Start DATA PROVIDED
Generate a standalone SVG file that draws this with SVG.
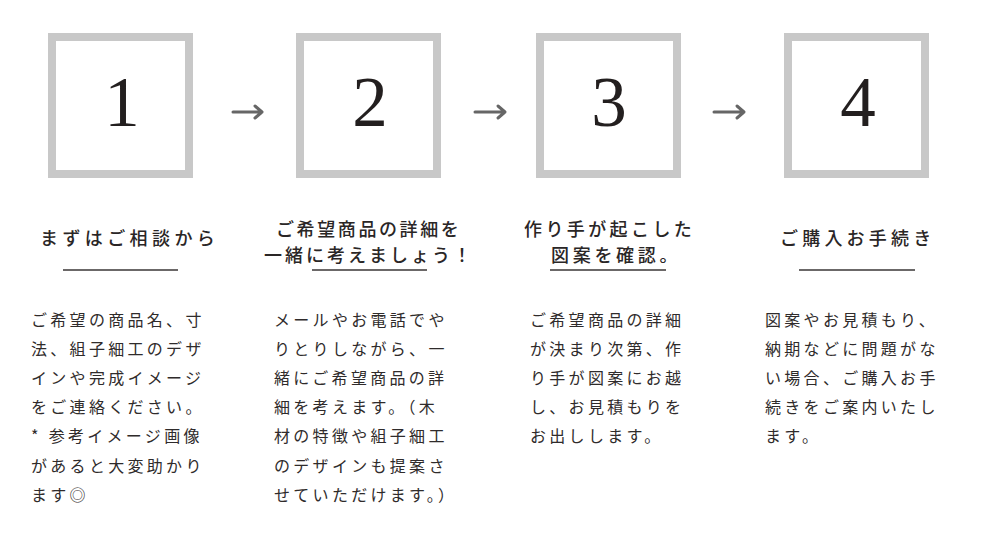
<svg xmlns="http://www.w3.org/2000/svg" width="990" height="533" viewBox="0 0 990 533">
<style>
.box{fill:#fff;stroke:#c8c8c8;stroke-width:8}
.num{font-family:"Liberation Serif","Times New Roman",serif;font-size:71px;fill:#231f1f;text-anchor:middle}
.ttl{font-family:"Noto Sans CJK JP",sans-serif;font-size:18px;font-weight:500;fill:#2a2626}
.ul{stroke:#3a3636;stroke-width:1.3}
.body{font-family:"Noto Sans CJK JP",sans-serif;font-size:16px;fill:#2f2b2b;letter-spacing:3.3px}
.arr{fill:none;stroke:#666;stroke-width:3;stroke-linecap:round;stroke-linejoin:round}
</style>
<rect width="990" height="533" fill="#fff"/>
<g id="step1">
<rect class="box" x="52" y="37" width="137" height="137"/>
<text class="num" x="122" y="126">1</text>
<text class="ttl" x="40" y="245" letter-spacing="4.4">まずはご相談から</text>
<line class="ul" x1="63" y1="270" x2="178" y2="270"/>
<text class="body" x="31" y="325.5"><tspan x="31">ご希望の商品名、寸</tspan><tspan x="31" dy="29.2">法、組子細工のデザ</tspan><tspan x="31" dy="29.2">インや完成イメージ</tspan><tspan x="31" dy="29.2">をご連絡ください。</tspan><tspan x="31" dy="29.2">* 参考イメージ画像</tspan><tspan x="31" dy="29.2">があると大変助かり</tspan><tspan x="31" dy="29.2">ます◎</tspan></text>
</g>
<g id="step2">
<rect class="box" x="300" y="37" width="137" height="137"/>
<text class="num" x="370" y="126">2</text>
<text class="ttl" x="276" y="235.5" letter-spacing="2.6">ご希望商品の詳細を</text>
<text class="ttl" x="264" y="262" letter-spacing="3">一緒に考えましょう！</text>
<line class="ul" x1="312" y1="270" x2="427" y2="270"/>
<text class="body" x="274" y="325.5"><tspan x="274">メールやお電話でや</tspan><tspan x="274" dy="29.2">りとりしながら、一</tspan><tspan x="274" dy="29.2">緒にご希望商品の詳</tspan><tspan x="274" dy="29.2">細を考えます。（木</tspan><tspan x="274" dy="29.2">材の特徴や組子細工</tspan><tspan x="274" dy="29.2">のデザインも提案さ</tspan><tspan x="274" dy="29.2">せていただけます。）</tspan></text>
</g>
<g id="step3">
<rect class="box" x="540" y="37" width="137" height="137"/>
<text class="num" x="609" y="126">3</text>
<text class="ttl" x="524" y="235.5" letter-spacing="3.4">作り手が起こした</text>
<text class="ttl" x="551" y="262" letter-spacing="3.7">図案を確認。</text>
<line class="ul" x1="550" y1="270" x2="666" y2="270"/>
<text class="body" x="530" y="325.5"><tspan x="530">ご希望商品の詳細</tspan><tspan x="530" dy="29.2">が決まり次第、作</tspan><tspan x="530" dy="29.2">り手が図案にお越</tspan><tspan x="530" dy="29.2">し、お見積もりを</tspan><tspan x="530" dy="29.2">お出しします。</tspan></text>
</g>
<g id="step4">
<rect class="box" x="788" y="37" width="137" height="137"/>
<text class="num" x="858" y="126">4</text>
<text class="ttl" x="780" y="245" letter-spacing="4.2">ご購入お手続き</text>
<line class="ul" x1="799" y1="270" x2="915" y2="270"/>
<text class="body" x="765" y="325.5"><tspan x="765">図案やお見積もり、</tspan><tspan x="765" dy="29.2">納期などに問題がな</tspan><tspan x="765" dy="29.2">い場合、ご購入お手</tspan><tspan x="765" dy="29.2">続きをご案内いたし</tspan><tspan x="765" dy="29.2">ます。</tspan></text>
</g>
<g id="connectors">
<path class="arr" d="M233 112H262M255 106L262 112L255 118"/>
<path class="arr" d="M475 112H505M498 106L505 112L498 118"/>
<path class="arr" d="M714 112H744M737 106L744 112L737 118"/>
</g>
</svg>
End DATA PROVIDED
## INSTRUCTIONS TO FOLLOW
Reproduce the whole listing word for word, setting aside any pictures.

## EXERCISE ANSWER
Generate a standalone SVG file that draws this with SVG.
<svg xmlns="http://www.w3.org/2000/svg" width="990" height="533" viewBox="0 0 990 533">
<style>
.box{fill:#fff;stroke:#c8c8c8;stroke-width:8}
.num{font-family:"Liberation Serif","Times New Roman",serif;font-size:71px;fill:#231f1f;text-anchor:middle}
.ttl{font-family:"Noto Sans CJK JP",sans-serif;font-size:18px;font-weight:500;fill:#2a2626}
.ul{stroke:#3a3636;stroke-width:1.3}
.body{font-family:"Noto Sans CJK JP",sans-serif;font-size:16px;fill:#2f2b2b;letter-spacing:3.3px}
.arr{fill:none;stroke:#666;stroke-width:3;stroke-linecap:round;stroke-linejoin:round}
</style>
<rect width="990" height="533" fill="#fff"/>
<g id="step1">
<rect class="box" x="52" y="37" width="137" height="137"/>
<text class="num" x="122" y="126">1</text>
<text class="ttl" x="40" y="245" letter-spacing="4.4">まずはご相談から</text>
<line class="ul" x1="63" y1="270" x2="178" y2="270"/>
<text class="body" x="31" y="325.5"><tspan x="31">ご希望の商品名、寸</tspan><tspan x="31" dy="29.2">法、組子細工のデザ</tspan><tspan x="31" dy="29.2">インや完成イメージ</tspan><tspan x="31" dy="29.2">をご連絡ください。</tspan><tspan x="31" dy="29.2">* 参考イメージ画像</tspan><tspan x="31" dy="29.2">があると大変助かり</tspan><tspan x="31" dy="29.2">ます◎</tspan></text>
</g>
<g id="step2">
<rect class="box" x="300" y="37" width="137" height="137"/>
<text class="num" x="370" y="126">2</text>
<text class="ttl" x="276" y="235.5" letter-spacing="2.6">ご希望商品の詳細を</text>
<text class="ttl" x="264" y="262" letter-spacing="3">一緒に考えましょう！</text>
<line class="ul" x1="312" y1="270" x2="427" y2="270"/>
<text class="body" x="274" y="325.5"><tspan x="274">メールやお電話でや</tspan><tspan x="274" dy="29.2">りとりしながら、一</tspan><tspan x="274" dy="29.2">緒にご希望商品の詳</tspan><tspan x="274" dy="29.2">細を考えます。（木</tspan><tspan x="274" dy="29.2">材の特徴や組子細工</tspan><tspan x="274" dy="29.2">のデザインも提案さ</tspan><tspan x="274" dy="29.2">せていただけます。）</tspan></text>
</g>
<g id="step3">
<rect class="box" x="540" y="37" width="137" height="137"/>
<text class="num" x="609" y="126">3</text>
<text class="ttl" x="524" y="235.5" letter-spacing="3.4">作り手が起こした</text>
<text class="ttl" x="551" y="262" letter-spacing="3.7">図案を確認。</text>
<line class="ul" x1="550" y1="270" x2="666" y2="270"/>
<text class="body" x="530" y="325.5"><tspan x="530">ご希望商品の詳細</tspan><tspan x="530" dy="29.2">が決まり次第、作</tspan><tspan x="530" dy="29.2">り手が図案にお越</tspan><tspan x="530" dy="29.2">し、お見積もりを</tspan><tspan x="530" dy="29.2">お出しします。</tspan></text>
</g>
<g id="step4">
<rect class="box" x="788" y="37" width="137" height="137"/>
<text class="num" x="858" y="126">4</text>
<text class="ttl" x="780" y="245" letter-spacing="4.2">ご購入お手続き</text>
<line class="ul" x1="799" y1="270" x2="915" y2="270"/>
<text class="body" x="765" y="325.5"><tspan x="765">図案やお見積もり、</tspan><tspan x="765" dy="29.2">納期などに問題がな</tspan><tspan x="765" dy="29.2">い場合、ご購入お手</tspan><tspan x="765" dy="29.2">続きをご案内いたし</tspan><tspan x="765" dy="29.2">ます。</tspan></text>
</g>
<g id="connectors">
<path class="arr" d="M233 112H262M255 106L262 112L255 118"/>
<path class="arr" d="M475 112H505M498 106L505 112L498 118"/>
<path class="arr" d="M714 112H744M737 106L744 112L737 118"/>
</g>
</svg>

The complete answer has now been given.